Jordan Flowers, another a JFK8 worker, tells Truthout he was fired in June because he couldn’t work amid the pandemic due to his lupus nephritis. The company rehired him the following week, Flowers says, but wasn’t paying him since he couldn’t come into work, so he had to file for unemployment for several months. The company is only just now beginning to make accommodations for him, he says, potentially placing him on paid leave. He now needs a kidney transplant and fears he could be fired again and lose his health insurance.
“I was kind of sad to talk about [my condition] at first, but that gave me the opportunity to tell the world what it is, so now it gives other people who are scared to talk about their medical issue, on the job or not, a chance to talk about it,” Flowers tells Truthout. “I’m giving the voice of employees with medical issues a chance to speak out, especially since Amazon’s not union, and they can do whatever they want.”
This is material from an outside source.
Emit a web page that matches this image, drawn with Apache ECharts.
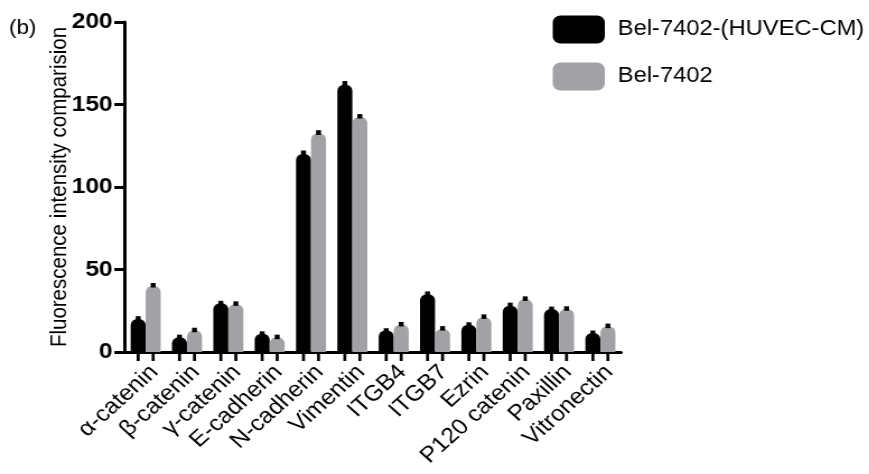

Flowers says he’s in talks with attorneys about the possibility of taking legal action against the company over what he calls a wrongful termination in the midst of the pandemic. “Amazon makes blood money. They would rather see their employees suffer but make the customers happy,” he says. Amazon Spokesperson Boschetti didn’t respond to specific questions about Flowers’s employment status.
“Amazon makes blood money. They would rather see their employees suffer but make the customers happy.”
Even if TCOEW is unable to build enough support for a union at JFK8, they’re still pursuing several legal challenges that have already forced changes at the facility. These kinds of indirect strategies are being increasingly eyed by labor and union organizers in the aftermath of the Bessemer election, with unions using protests and other forms of public pressure to get Amazon to make changes that workers want. An Amazon worker group called Amazonians United Chicagoland, for instance, has led protests and walkouts in the Chicago area throughout the pandemic.
Meanwhile, labor organizing at other Amazon facilities is also gaining steam. In Iowa, a local chapter of the Teamsters Union has been working on organizing Amazon warehouse workers and delivery drivers. Teamsters Local 238 Secretary-Treasurer Jesse Case told The New York Times the group is also trying to take a different route than RWDSU, saying they don’t want to rely on the union “election process to raise standards.”
Union organizers typically need to win an election at individual facilities for a large company like Amazon. Once organizers get 30 percent of workers to sign a card saying they’re interested in a union, the NLRB will hold an election. It takes a simple majority of votes to establish a union. If a majority of workers sign union cards, however, a company can voluntarily recognize the union. While it’s unlikely that Amazon would do so, a clear majority would increase public pressure and potentially force the tech giant’s hand.
RWDSU has said the organization has heard from more than 1,000 Amazon workers at other facilities who are interested in unionizing. But the union has yet to indicate whether or at which facilities they might push for an election.
“[The PRO Act] won’t solve all the issues, but at least it allows us to organize without union-busting.”
Amazon’s victory in the David-versus-Goliath unionization effort in Bessemer has intensified pressure on Senate Democrats to eliminate the filibuster and pass the Protecting the Right to Organize Act, one of the most ambitious attempts to strengthen the rights of workers and unions in decades. That pressure appears to be working: Conservative Democrat Sen. Joe Manchin announced he would co-sponsor the bill Monday. If passed, the legislation would ban many of the union-busting tactics Amazon used to crush the organizing drive.
The legislation would be “a step toward the right direction,” Smalls says. “It won’t solve all the issues, but at least it allows us to organize without union-busting, and if there is union-busting … to hold the company or employees accountable. I think it’ll also help galvanize workers to begin these workplace committees and form their own unions. I think it’ll be a lot easier.”